OK, Gallinari’s improved a lot, but it’s his type of play that doesn’t convince at all. What has remained from that wonderful boy able to play the inside-out game, run the floor, and score from either from the low- or the high-post? “Gallinari is the best shooter in the League, the most polished I’ve ever coached” goes D’Antoni’s thought often-expressed to his player and to the media. Simple. Now, who takes advantage of a similar situation? Does Gallinari really step up as NBA player by taking 65% of his field goals (110 of 179 made) from beyond the arc?
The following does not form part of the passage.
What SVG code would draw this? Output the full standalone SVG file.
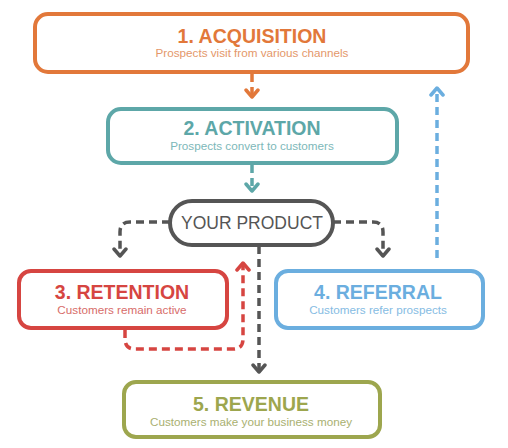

Is New York getting themost out of the Italian this way?
In part, the answer can be seen in the terrible 3-14 record with which the Knicks have begun their season, or if you like in the inability (maybe better to say “insecurity”) which with Gallinari is putting the ball on the floor, no longer accustomed as he is to doing such; Gallinari’s offensive efficiency is due to three-pointers and tap-ins, second-chance points he scores near the basket thanks to his 208-cm height.
The point is that Gallinari has become a very dangerous (or “natural” in D’Antoni’s words) shooter from distance, going 43.6% from beyond the arc after 17 games, so he feels no need to penetrate the middle and do all the other tasks a pure small forward is supposed to do. When Hedo Turkoglu landed in the US, he was a point forward without long-distance range; during his ten NBA years he has been working on that lack (culminating in a 41.3% success rate last year with Orlando), but Turkoglu’s trademarks and style of play have never changed. Gallinari’s not following Turkoglu’s path, and now he’s closer to a Juan Carlos Navarro, another scorer who returned to Europe when he understood he could score in double figures just by shooting from outside: Twelve months after his arrival to the Memphis Grizzlies, Navarro preferred a starring role in Barcelona to a specialist’s in Tennessee.
Summer 2010 is the key for “Gallo.” If Lebron James – or Chris Bosh, Dwyane Wade, Joe Johnson, etc. – won’t come to New York, the Knicks would confirm themselves as one of the losing teams in the league (because their sure 2010 lottery pick in the draft goes to the Utah Jazz) and Gallinari could feel as though he’s wasted two years for nothing. Consider Navarro’s example: Specializing for a contender is not the same as playing the specialist on a 20-win-a-year club. Rudy Fernandez, whose potential isn’t smaller than Gallinari’s, has comprehended that, and his 79 shots from the distance on 127 field goals made (a 62% rate) are radically different from those made by the Italian: Fernandez is now the sixth man on a winning team, often plays when it counts, and will be co-star on a Western Conference contender.
Again, at the moment, what is Danilo Gallinari?